Robert Darnton: A questão dos livros.
O livro foi o penúltimo trabalho publicado no Brasil deste que é um dos maiores historiadores norte-americanos. Com vários trabalhos de pesquisa dedicado aos livros, e tendo atuado como jornalista, editor, diretor de bibliotecas e coordenador de projetos editoriais, Darnton tornou-se um observador privilegiado para tratar da questão do livro – sua história, dilemas atuais e perspectivas de futuro.
O livro é uma coletânea de artigos, e foi publicado em 2009 nos EUA, tendo saído no Brasil em 2010 pela Companhia das Letras, a editora de seus livros no país. O mote para o livro foi o surgimento de questões jurídicas e de mercado relativas ao sistema do google para busca em livros, que levou a um acordo problemático com editoras e sociedades de autores que deu um virtual monopólio da empresa de internet no mundo do livro digital.
Os textos de Darnton tratam basicamente desta questão e enfocam alguns tipos de questões fundamentais. Tentando prospectar sobre o futuro do livro na era digital, Darnton acaba discutindo o papel dos editores, dos jornais, das bibliotecas, das livrarias, questões do mundo da leitura, direitos autorais, sistema universitário, etc.
Alguns dos capítulos incluem questões mais históricas – especialmente os capítulos que trazem ensaios sobre a bibliografia como disciplina no mundo anglo-saxão (basicamente a partir dos estudos que tentaram estabelecer os textos definitivos de Shakespeare, algo impossível como Darnton demonstra), sobre a discussão a respeito de microfilmar e depois digitalizar livros e jornais para economizar espaço em bibliotecas, sobre os estudos de história do livro.
Ironicamente, a parte sobre o Google e sobre o livro digital foi a que me pareceu mais datada, afinal, ele não tem muita discussão sobre o mercado editorial, a questão das redes de livrarias nos EUA (como Barn & Nobles), o papel da Amazon e os e-readers, etc. e tal. Para Darnton as grandes questões contemporâneas são o futuro das editoras acadêmicas norte-americanas, das revistas científicas e das bibliotecas. Tudo isso acaba sendo um assunto meio etéreo para o leitor brasileiro, afinal não temos um mercado significativo de livros acadêmicos, nosso mercado editorial ainda nem se consolidou, e está longe de enfrentar as horríveis crises de maturidade que Darnton analisa no livro. Também não temos uma tradição de bibliotecas, sejam universitárias ou não – apesar de que a questão dos bibliotecários que fizeram campanhas para digitalizar e jogar papel fora me pareçam familiares a coisas que já vi no Brasil (só que aqui as coisas são jogadas fora sem digitalizar mesmo).

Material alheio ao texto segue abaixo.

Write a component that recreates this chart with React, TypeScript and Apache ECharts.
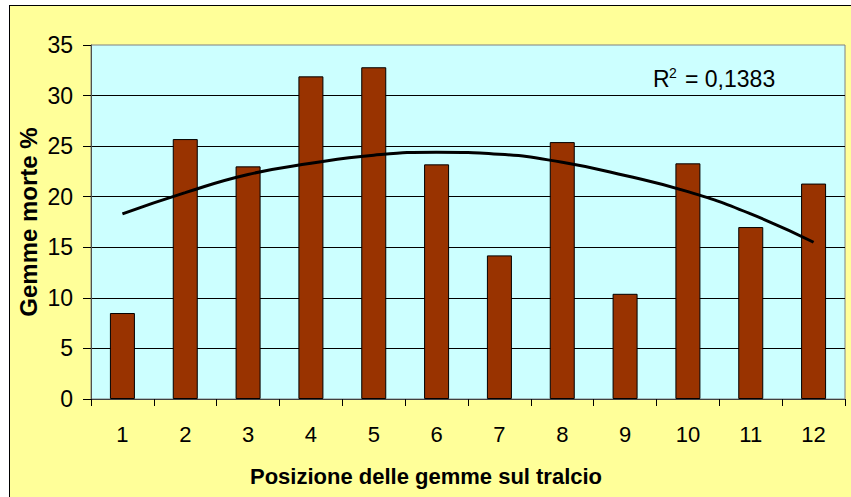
import React, { useEffect, useRef } from "react";
import * as echarts from "echarts";

const categories = ["1", "2", "3", "4", "5", "6", "7", "8", "9", "10", "11", "12"];
const gemmeMorte = [8.5, 25.7, 23.0, 31.9, 32.8, 23.2, 14.2, 25.4, 10.4, 23.3, 17.0, 21.3];
const trendValues = [18.3, 20.4, 22.2, 23.3, 24.1, 24.4, 24.2, 23.4, 22.1, 20.5, 18.3, 15.5];
const yTicks = { min: 0, max: 35, interval: 5 };
const xTitle = "Posizione delle gemme sul tralcio";
const yTitle = "Gemme morte %";
const r2Label = "= 0,1383";

const FONT = "Liberation Sans, Arial, sans-serif";

export default function App() {
  const ref = useRef<HTMLDivElement>(null);
  useEffect(() => {
    if (!ref.current) return;
    const chart = echarts.init(ref.current, undefined, { renderer: "svg" });
    chart.setOption({
      animation: false,
      backgroundColor: "transparent",
      grid: {
        left: 91,
        top: 45,
        right: 6,
        bottom: 98,
        show: true,
        backgroundColor: "#CCFFFF",
        borderColor: "#808080",
        borderWidth: 1,
      },
      xAxis: {
        type: "category",
        data: categories,
        boundaryGap: true,
        axisLine: { show: true, lineStyle: { color: "#404040", width: 1 } },
        axisTick: { show: true, length: 7, inside: false, lineStyle: { color: "#000" } },
        axisLabel: { color: "#000", fontSize: 22, fontFamily: FONT, margin: 24 },
        splitLine: { show: false },
      },
      yAxis: {
        type: "value",
        min: yTicks.min,
        max: yTicks.max,
        interval: yTicks.interval,
        axisLine: { show: true, lineStyle: { color: "#505050", width: 1 } },
        axisTick: { show: true, length: 8, inside: false, lineStyle: { color: "#000" } },
        axisLabel: { color: "#000", fontSize: 23, fontFamily: FONT, margin: 18 },
        splitLine: { show: true, showMaxLine: false, lineStyle: { color: "#000", width: 1 } },
      },
      series: [
        {
          type: "bar",
          data: gemmeMorte,
          barWidth: 25,
          itemStyle: { color: "#993300", borderColor: "#000", borderWidth: 1 },
          z: 2,
        },
        {
          type: "line",
          data: trendValues,
          smooth: true,
          showSymbol: false,
          symbol: "none",
          lineStyle: { color: "#000", width: 3 },
          z: 3,
        },
      ],
      graphic: [
        {
          type: "text",
          x: 426,
          y: 476,
          style: {
            text: xTitle,
            fontSize: 22,
            fontWeight: "bold",
            fontFamily: FONT,
            fill: "#000",
            align: "center",
            verticalAlign: "middle",
          },
        },
        {
          type: "text",
          x: 28,
          y: 222,
          rotation: Math.PI / 2,
          style: {
            text: yTitle,
            fontSize: 24,
            fontWeight: "bold",
            fontFamily: FONT,
            fill: "#000",
            align: "center",
            verticalAlign: "middle",
          },
        },
        {
          type: "text",
          x: 653,
          y: 90,
          style: {
            text: "R",
            fontSize: 23,
            fontFamily: FONT,
            fill: "#000",
            align: "left",
            verticalAlign: "bottom",
          },
        },
        {
          type: "text",
          x: 669,
          y: 80,
          style: {
            text: "2",
            fontSize: 14,
            fontFamily: FONT,
            fill: "#000",
            align: "left",
            verticalAlign: "bottom",
          },
        },
        {
          type: "text",
          x: 685,
          y: 90,
          style: {
            text: r2Label,
            fontSize: 23,
            fontFamily: FONT,
            fill: "#000",
            align: "left",
            verticalAlign: "bottom",
          },
        },
      ],
    });
    return () => chart.dispose();
  }, []);

  return (
    <div
      style={{
        position: "fixed",
        left: 0,
        top: 0,
        width: 851,
        height: 497,
        background: "#FFFFFF",
        overflow: "hidden",
      }}
    >
      <div
        style={{
          position: "absolute",
          left: 9,
          top: 5,
          width: 900,
          height: 600,
          background: "#FFFF99",
          border: "1px solid #000",
          boxSizing: "border-box",
        }}
      />
      <div
        ref={ref}
        style={{ position: "absolute", left: 0, top: 0, width: 851, height: 497 }}
      />
    </div>
  );
}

O Darnton também tem muitas preocupações com as carreiras acadêmicas, que enfrentam severa decadência econômica, sentida principalmente por jovens doutores que não conseguem mais publicar. Ou seja, os EUA vivem desde a década de 1970 os problemas de um contínuo empobrecimento frente à era de ouro construída no New Deal e que teve seu ápice no pós segunda guerra. Ele relata em detalhes a experiência de tentar oferecer um programa de livro eletrônico capaz de reverter este quadro – o Gutemberg-e, que na verdade não deu certo, mas acumulou uma experiência significativa.

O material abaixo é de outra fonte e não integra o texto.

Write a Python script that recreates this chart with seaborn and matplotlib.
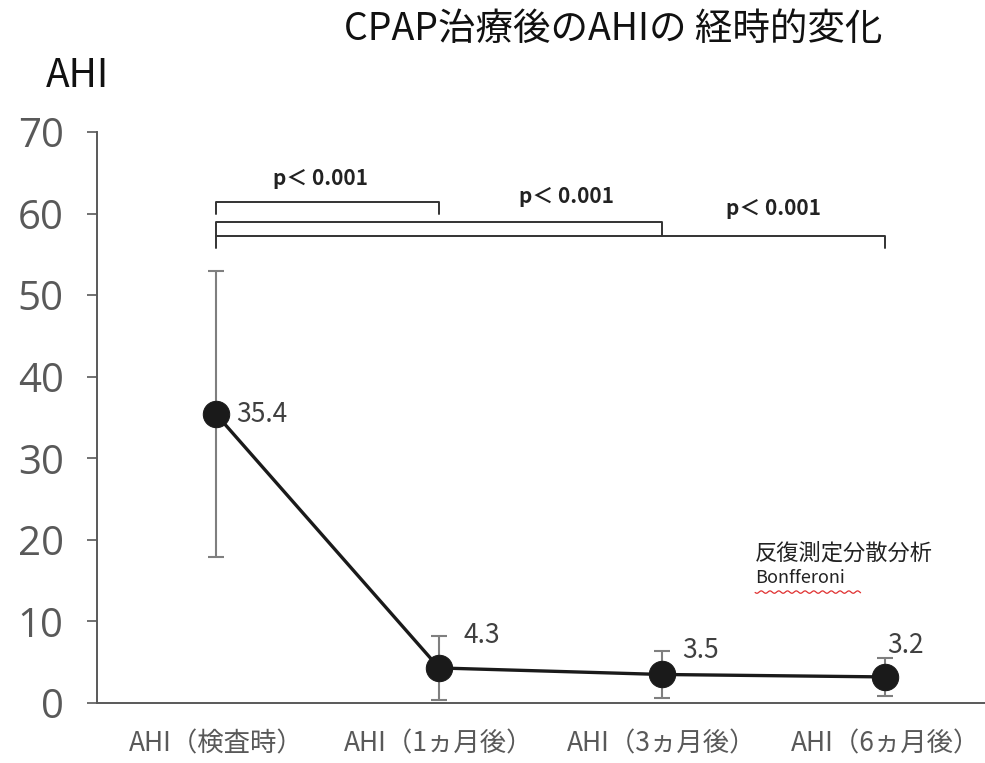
import numpy as np
import pandas as pd
import matplotlib
matplotlib.use("Agg")
import matplotlib.pyplot as plt
import seaborn as sns

# data
categories = ["AHI（検査時）", "AHI（1ヵ月後）", "AHI（3ヵ月後）", "AHI（6ヵ月後）"]
ahi_mean = [35.4, 4.3, 3.5, 3.2]
ahi_sd = [17.5, 3.9, 2.9, 2.3]
value_labels = ["35.4", "4.3", "3.5", "3.2"]

# significance brackets: (start index, end index) and bracket height
bracket_pairs = [(0, 1), (0, 2), (0, 3)]
bracket_heights = [61.4, 59.0, 57.2]
p_labels = ["p＜ 0.001", "p＜ 0.001", "p＜ 0.001"]

sns.set_theme(style="white")
plt.rcParams['font.family'] = ['Noto Sans CJK JP', 'DejaVu Sans']

df = pd.DataFrame({"time": categories, "AHI": ahi_mean})

fig = plt.figure(figsize=(9.85, 7.63), dpi=100)
ax = fig.add_axes([0.0985, 0.0786, 0.9056, 0.7484])

# error bars first so the markers sit on top
ax.errorbar(range(len(categories)), ahi_mean, yerr=ahi_sd, fmt='none',
            ecolor='#7f7f7f', elinewidth=1.5, capsize=6, capthick=1.5, zorder=2)

sns.lineplot(data=df, x="time", y="AHI", sort=False, color='#1a1a1a',
             linewidth=2.4, marker='o', markersize=19, markeredgecolor='#1a1a1a',
             ax=ax, zorder=3)

# value labels next to the markers
offsets = [(0.09, 0.0), (0.11, 4.0), (0.09, 3.0), (0.01, 3.9)]
for i, (lbl, (dx, dy)) in enumerate(zip(value_labels, offsets)):
    ax.text(i + dx, ahi_mean[i] + dy, lbl, fontsize=19, color='#404040',
            ha='left', va='center')

# brackets with p values
drop = [1.4, 1.8, 1.4]
label_x = [0.47, 1.57, 2.5]
label_y = [63.0, 60.8, 59.3]
for (a, b), h, d, lx, ly, pl in zip(bracket_pairs, bracket_heights, drop,
                                    label_x, label_y, p_labels):
    ax.plot([a, a, b, b], [h - d, h, h, h - d], color='#333333', lw=1.4,
            zorder=1)
    ax.text(lx, ly, pl, fontsize=15, color='#222222', ha='center', va='bottom',
            fontweight='bold')

ax.set_xlim(-0.534, 3.466)
ax.set_ylim(0, 70)
ax.set_yticks(range(0, 71, 10))
ax.tick_params(axis='y', labelcolor='#595959', length=7,
               width=1.2, color='#595959', direction='out', left=True, pad=17)
for t in ax.get_yticklabels():
    t.set_fontfamily(['Open Sans', 'DejaVu Sans'])
    t.set_fontsize(29)
ax.tick_params(axis='x', labelsize=19, labelcolor='#595959', length=0, pad=20)
ax.set_xlabel("")
ax.set_ylabel("")

for s in ['top', 'right']:
    ax.spines[s].set_visible(False)
for s in ['left', 'bottom']:
    ax.spines[s].set_color('#595959')
    ax.spines[s].set_linewidth(1.4)

fig.text(0.623, 0.962, "CPAP治療後のAHIの 経時的変化", fontsize=27,
         ha='center', va='center', color='#111111')
fig.text(0.079, 0.900, "AHI", fontsize=28, ha='center', va='center',
         color='#111111')

# side note
ax.text(2.417, 18.4, "反復測定分散分析", fontsize=16, color='#222222',
        ha='left', va='center')
ax.text(2.417, 15.3, "Bonfferoni", fontsize=13, color='#222222',
        ha='left', va='center')
wx = np.linspace(2.417, 2.89, 100)
ax.plot(wx, 13.6 + 0.15 * np.sin(wx * 160), color='#e03030', lw=0.9)

fig.savefig("out.png", dpi=100)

Eu comprei o livro em busca de informação mais aprofundada sobre o mundo do livro, que me interessa como professor e pesquisador, como possível autor e talvez como futuro empreendedor. Nestes sentidos foi menos esclarecedor do que eu imaginava. Mas como historiador eu aproveitei muito o livro, que descortinou grandes questões de pesquisa e metodológicas, que talvez pudessem ser interessantes para pensar a História da Música, que é a disciplina que eu leciono.
Na época do lançamento da edição brasileira o Darnton veio para a FLIP e deu uma entrevista muito interessante para o programa Roda Viva. Eu comentei sobre isso, dando o link para os vídeos no youtube, em texto no blog História Cultural:
Uma entrevista de Robert Darnton: a importância da história e o futuro do livro na era digital
Conhecendo um pouco melhor o trabalho deste autor, dá vontade de ler todos os outros livros dele, poucos saídos no Brasil, que tratam principalmente do iluminismo francês e suas ligações com o mercado editorial, além da repercussão disso no período da Independência dos EUA. Sobretudo, ele é um autor muito interessante, que sabe tratar de forma amigável os áridos conteúdos acadêmicos que domina. E as experiências dos EUA em questões de mercado editorial, indústria do livro, sistema de bibliotecas, e vida acadêmica são coisas que a gente precisa conhecer melhor para formular nossas políticas no Brasil.